By offering a way for customers to have their DNA sequenced without any fear of being identified, Nebula Genomics hopes to revive interest in personal genetics
Nebula Genomics is introducing a new model for genetic sequencing that emphasizes privacy and consumer ownership of data. It does this by allowing customers to anonymously submit their DNA and pay for sequencing without including any personally identifiable information. In a twist that will interest medical laboratory professionals, Nebula is using blockchain as part of this gene testing service.
Just as all clinical laboratories and anatomic pathology groups are responsible for the privacy of their customers’ protected health information (PHI), so too must personal genomics companies like Nebula, 23andMe, and Ancestry, ensure their customers’ privacy, protect their PHI, and remove all identifiable information from customers’ genetic data before sharing it with research labs and pharmaceutical companies.
Additionally, in theory, customers can opt to have all of their personal information deleted (aka, scrubbed) from genetic companies’ databases. Recent high-profile reports, however, have shown this isn’t always easy or successful, leading customers to fear how their private information could be seen and used. (See Dark Daily, “Erasing ‘DNA Footprint’ from the Internet Proves Difficult for Consumers Who Provide Data to Genetic Testing Companies,” December 24, 2018.)
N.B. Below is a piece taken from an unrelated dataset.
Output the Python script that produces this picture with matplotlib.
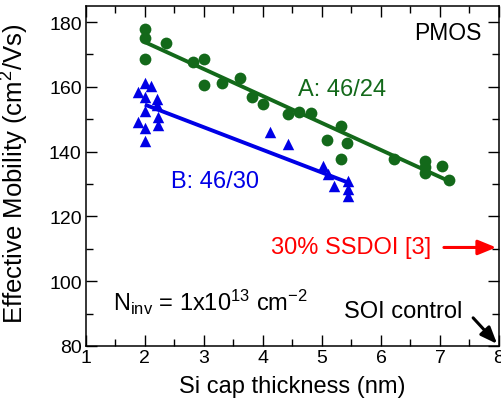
import matplotlib
matplotlib.use("Agg")
import matplotlib.pyplot as plt
from matplotlib.ticker import MultipleLocator

plt.rcParams["font.family"] = ["Liberation Sans", "DejaVu Sans"]
plt.rcParams["mathtext.fontset"] = "custom"
plt.rcParams["mathtext.rm"] = "Liberation Sans"
plt.rcParams["mathtext.it"] = "Liberation Sans"

GREEN = "#13691a"
BLUE = "#0000e6"
RED = "#ff0000"

# ── Data ──────────────────────────────────────────────────────────────────────
a_thk = [2.01, 2.01, 2.01, 2.36, 2.82, 3.01, 3.01, 3.31, 3.62, 3.81, 4.00,
         4.42, 4.62, 4.82, 5.08, 5.33, 5.33, 5.43, 6.22, 6.74, 6.74, 6.74,
         7.04, 7.15]
a_mob = [177.7, 175.0, 168.6, 173.4, 167.8, 168.5, 160.5, 161.3, 162.7,
         157.0, 154.7, 151.5, 152.3, 152.0, 143.5, 147.9, 137.6, 142.7,
         137.6, 137.0, 135.2, 133.3, 135.5, 131.1]

b_thk = [2.00, 2.11, 1.89, 2.01, 2.21, 2.21, 2.00, 2.22, 1.89, 2.22, 2.01,
         2.01, 4.12, 4.42, 5.02, 5.11, 5.21, 5.44, 5.44, 5.44]
b_mob = [161.2, 160.4, 158.3, 156.8, 156.3, 154.5, 152.5, 150.6, 149.0,
         148.3, 147.3, 143.3, 145.9, 142.3, 135.4, 133.0, 129.5, 130.9,
         128.4, 126.2]

fit_a_x = [2.0, 7.14]
fit_a_y = [173.8, 131.0]
fit_b_x = [2.0, 5.42]
fit_b_y = [154.5, 130.6]

ssdoi_y = 110.4

fig = plt.figure(figsize=(5.02, 4.02), dpi=100)
ax = fig.add_axes([0.171, 0.137, 0.823, 0.846])

ax.plot(fit_a_x, fit_a_y, color=GREEN, lw=2.8, solid_capstyle="butt", zorder=2)
ax.plot(fit_b_x, fit_b_y, color=BLUE, lw=2.8, solid_capstyle="butt", zorder=2)
ax.scatter(a_thk, a_mob, s=72, marker="o", color=GREEN, lw=0, zorder=3)
ax.scatter(b_thk, b_mob, s=68, marker="^", color=BLUE, lw=0, zorder=3)

ax.set_xlim(1, 8)
ax.set_ylim(80, 185)
ax.xaxis.set_major_locator(MultipleLocator(1))
ax.xaxis.set_minor_locator(MultipleLocator(0.5))
ax.yaxis.set_major_locator(MultipleLocator(20))
ax.yaxis.set_minor_locator(MultipleLocator(10))
ax.tick_params(which="both", direction="in", top=True, right=True,
               labelsize=14, width=1.0)
ax.tick_params(axis="x", pad=2)
ax.tick_params(axis="y", pad=3)
ax.tick_params(which="major", length=8)
ax.tick_params(which="minor", length=5)
for s in ax.spines.values():
    s.set_linewidth(1.1)

ax.set_xlabel("Si cap thickness (nm)", fontsize=17)
ax.set_ylabel("Effective Mobility (cm$^2$/Vs)", fontsize=18.5)
ax.xaxis.set_label_coords(0.5, -0.085)
ax.yaxis.set_label_coords(-0.133, 0.51)

ax.text(7.70, 176.7, "PMOS", fontsize=16.5, ha="right", va="center")
ax.text(4.60, 159.4, "A: 46/24", fontsize=17, color=GREEN, ha="left", va="center")
ax.text(2.45, 131.0, "B: 46/30", fontsize=17, color=BLUE, ha="left", va="center")
ax.text(1.46, 91.1, r"N$_{\rm inv}$ = 1x10$^{13}$ cm$^{-2}$", fontsize=17,
        ha="left", va="baseline")

ax.annotate("", xy=(8.0, ssdoi_y), xytext=(7.02, ssdoi_y),
            arrowprops=dict(arrowstyle="-|>,head_length=1.1,head_width=0.45",
                            color=RED, lw=2.2), annotation_clip=False)
ax.text(6.85, ssdoi_y, "30% SSDOI [3]", fontsize=17, color=RED,
        ha="right", va="center")

ax.annotate("", xy=(8.0, 80.0), xytext=(7.53, 89.3),
            arrowprops=dict(arrowstyle="-|>,head_length=1.0,head_width=0.4",
                            color="black", lw=2.2), annotation_clip=False)
ax.text(7.38, 90.7, "SOI control", fontsize=17, ha="right", va="center")

fig.savefig("out.png", dpi=100)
For all the recent advances in sequencing, there remain serious concerns about privacy, and there’s no information more personal than that contained in a person’s DNA.
“People started seeing services they use every day not working the way they were intended. And it’s had a strong whiplash in the genomics space,” Kevin Quinn, the Chief Product Officer at Nebula Genomics, told Wired.
Thus, Nebula’s anonymous DNA sequencing kit could be the answer. The concept is, rather than risking not completely removing all of a customer’s identifying information from the data, don’t receive it in the first place.
“It doesn’t need to be de-identified on our end because it’s already intrinsically separate,” Quinn told Wired. “And that’s never really been done before.”
Blockchain, Privacy, and Lawsuits
In 2018, Nebula began using blockchain to enable its customers to control the use of their genetic data. In addition, customers can earn money from research companies that are willing to pay for their genetic data. This exchange of information for cash has been at the heart of blockchain since the technology’s inception in the cryptocurrency industry in 2008. Since then, blockchain has found use in other industries as well, including healthcare.
Nebula’s terms of privacy states: “Nebula uses blockchain technology to improve transparency and control over genetic data. We are currently in the process of developing our blockchain infrastructure to record user consent settings and requests for access to user data. This will be designed to increase transparency and immutability of data access request and user consent for sharing data. By storing data requests and consent settings on the blockchain, Nebula hopes to enable users to audit any transactions involving their data to ensure that all of the data sharing is acceptable and no misuse of data has taken place.”
Pharmaceutical and research companies are interested in genetics information to drive the development of new drugs. In order to profit, though, these companies need information from millions of genetic tests.
However, 23andMe co-founder and CEO Anne Wojcicki said during a Wall Street Journal (WSJ) Tech Health conference that growth in the genetic company’s sales have slumped, possibly because social media has made people more aware that their private genetic data may not be secure.
“The market definitely slowed last year,” she said. “My hypothesis is that you have some of the effect from Facebook, people concerned about privacy, you had Golden State killer and so people pause.”
Can Clinical Laboratories Be Held Liable for Any of Several Potential Issues?
Of greater concern to healthcare service providers, however, may be the potential for lawsuits.
People who pay for genetic tests through companies like 23andMe may not be aware that they are allowing their genetic information to be shared with other companies. Any time sensitive information is stored, there’s the possibility of it being exposed. This can lead to unique problems for clinical laboratories, as a Science article titled, “Medical DNA Sequencing Leads to Lawsuits and Legal Questions,” describes.
“What is a doctor to do when a patient has results from a direct-to-consumer testing company like 23andMe and asks what implications they have for their health? Or when a lab notifies a doctor that a genetic variant their patient carries, thought meaningless three years ago, is now known to be harmful, but they can’t locate the patient? Can a testing lab be held liable for not regularly reviewing the scientific literature, to track science’s understanding of the gene variants it tests for?”
Anonymity and Blockchain Could Be the Solution
Complete anonymity could solve the sticky issue of privacy and how to maintain it, and Nebula’s use of blockchain provides the mechanism by which customers control the use of their genetic data.
Depending on how Nebula’s use of blockchain works, the model could become useful for clinical pathology laboratories, where the requirement for privacy is not optional. If blockchain turns out to be a secure, transparent method of transmitting genomic sequencing results, then it also may turn out to be a method for transmitting other types of lab test results, which typically contain far less data.
Blockchain continues to be a technology of interest to pathology laboratories. Nebula’s using it to maintain their customers’ anonymity while simultaneously enabling them to control the use of their genetic data is worth watching. It could become a way for patients to access clinical laboratory test results securely and privately.